Last week the New York Times published an expose concerning the death of former New York Rangers tough guy Derek Boogaard. Boogaard died in May of an accidental overdose of alcohol and oxycodone. After Boogaard died, two more NHL enforcers — Winnipeg center Rick Rypien and the recently retired Wade Belak — also died suddenly. It was the darkest summer in hockey history. Boogaard, Rypien and Belak all suffered from serious head trauma throughout their NHL careers.

Sidney Crosby isn’t a tough hockey player along the lines of the roles Boogaard, Rypien and Belak served with their teams, but the three players like Crosby all had to deal with the tough nature of hockey.

“Our fans tell us they like the level of physicality in our game,” NHL Commissioner Gary Bettman announced to the media when asked about the New York Times Boogarrd investigative journalist piece last week.

While not quite the same, if Gary Bettman is championing the “physicality in our game” Sidney Crosby’s post-concussion symptoms that is now starting to look like a major issue is a direct result of the “physicality in our game”.

Bettman was correct in pointing out the NHL created the Concussion Working Group, a program established with players’ association in 1997, adding: “Since 1997, we’ve been doing lots and lots and we’ll continue to do lots and lots. But there are no easy answers yet, and people use tragedies to jump to conclusions.”

Sidney Crosby is in a unique position to begin to change the hockey culture and send a message to youngsters playing minor league hockey. If you’re hurt playing hockey, if you have a headache you can’t explain do what’s right and don’t play until you’re healthy again.

“Now, I think our children hopefully will change,” Dr. Mark Aubry, the chief medical officer for Hockey Canada told The Ottawa Citizen. “If you see somebody with their head down, hopefully, out of respect, you actually hold up.”

“Yes, the culture of the game has to change,” said Todd Jackson, a senior manager at Hockey Canada. “Are we done? Absolutely not. We’ve got a lot of work to do.”

Sidney Crosby the face of hockey is 24-years old. He scored the gold medal goal for Canada in the 2010 Winter Olympics. He has already won the NHL’s MVP award. What’s most important – Sidney Crosby has the rest of his life to live, and he has every right to enjoy every moment of his life. In July 2007 Sid the Kid signed a contract extension worth $43.5 million. The money is Crosby’s even if he never plays another NHL game.

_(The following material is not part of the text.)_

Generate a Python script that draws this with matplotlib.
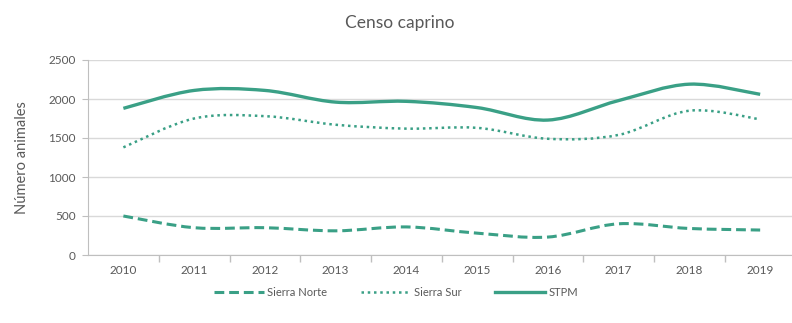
import numpy as np
import matplotlib.pyplot as plt
from matplotlib.path import Path
from matplotlib.patches import PathPatch
from matplotlib.lines import Line2D

plt.rcParams['font.family'] = ['Lato', 'DejaVu Sans']

years = ['2010', '2011', '2012', '2013', '2014', '2015', '2016', '2017', '2018', '2019']
sierra_norte = [500, 350, 350, 310, 360, 280, 230, 400, 340, 320]
sierra_sur = [1380, 1750, 1780, 1670, 1620, 1630, 1490, 1540, 1850, 1740]
stpm = [1880, 2110, 2110, 1960, 1970, 1890, 1730, 1980, 2190, 2060]

color = '#3aa086'
gray = '#595959'


def smooth_path(xs, ys):
    # Excel-like smoothed line: cubic Bezier segments through the points
    p = np.column_stack([xs, ys]).astype(float)
    verts = [p[0]]
    codes = [Path.MOVETO]
    n = len(p)
    for i in range(n - 1):
        p0 = p[i - 1] if i > 0 else p[i]
        p3 = p[i + 2] if i + 2 < n else p[i + 1]
        c1 = p[i] + (p[i + 1] - p0) / 6.0
        c2 = p[i + 1] - (p3 - p[i]) / 6.0
        verts += [c1, c2, p[i + 1]]
        codes += [Path.CURVE4] * 3
    return Path(verts, codes)


fig = plt.figure(figsize=(7.92, 3.23), dpi=100)
ax = fig.add_axes([88 / 792, 68 / 323, (792 - 88) / 792, 195 / 323])

x = np.arange(1, len(years) + 1)
series = [
    (sierra_norte, 'Sierra Norte', (0, (3.2, 1.6)), 2.2),
    (sierra_sur, 'Sierra Sur', (0, (1, 1.5)), 1.8),
    (stpm, 'STPM', '-', 2.4),
]
handles = []
for vals, name, ls, lw in series:
    patch = PathPatch(smooth_path(x, vals), facecolor='none', edgecolor=color,
                      lw=lw, linestyle=ls, capstyle='butt', zorder=3)
    ax.add_patch(patch)
    handles.append(Line2D([], [], color=color, lw=lw, linestyle=ls, label=name))

ax.set_xlim(0.5, 10.45)
ax.set_ylim(0, 2500)
ax.set_yticks(range(0, 2501, 500))
ax.yaxis.grid(True, color='#d9d9d9', lw=1)
ax.set_axisbelow(True)

ax.set_xticks(x)
ax.set_xticklabels(years)
ax.set_xticks(np.arange(1.5, 10.5, 1), minor=True)
ax.tick_params(axis='x', which='major', length=0, pad=7, labelsize=8.5, labelcolor=gray)
ax.tick_params(axis='x', which='minor', length=5, color='#bfbfbf', width=1)
ax.tick_params(axis='y', length=4, color='#bfbfbf', labelsize=8.5, labelcolor=gray, pad=5)

for s in ['top', 'right']:
    ax.spines[s].set_visible(False)
for s in ['left', 'bottom']:
    ax.spines[s].set_color('#bfbfbf')

ax.set_ylabel('Número animales', fontsize=10.5, color=gray, labelpad=14)
fig.text(0.505, 0.93, 'Censo caprino', ha='center', va='center', fontsize=12.5, color=gray)

fig.legend(handles=handles, loc='center', bbox_to_anchor=(0.5, 0.094), ncol=3,
           frameon=False, fontsize=8, labelcolor=gray, handlelength=4.5,
           columnspacing=3, handletextpad=0.3)

fig.savefig('out.png', dpi=100)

As great an example as Sidney Crosby is imagine if you don’t have tens of millions of dollars and you’re a professional hockey player. Imagine if you’re playing professional hockey in the minor leagues. Imagine if you’re a third or fourth line National Hockey League player. The window for a professional athlete is very short, the chance to earn millions is as fleeting for all too many professional hockey players as fleeting as a rainbow.

The Lords of the Rink have tried to put safeguards in place to ensure when a hockey player suffers a concussion they receive all the assistance they need to recover properly. If you’re that hockey player struggling to make it, doing whatever you have to do to play in the National Hockey League would you follow the same example as Sidney Crosby did? Or would you try and play through that injury attempt to mask your injury so you might be able to earn a living playing hockey. Hockey needs Sidney Crosby more than ever, to set the example and lead.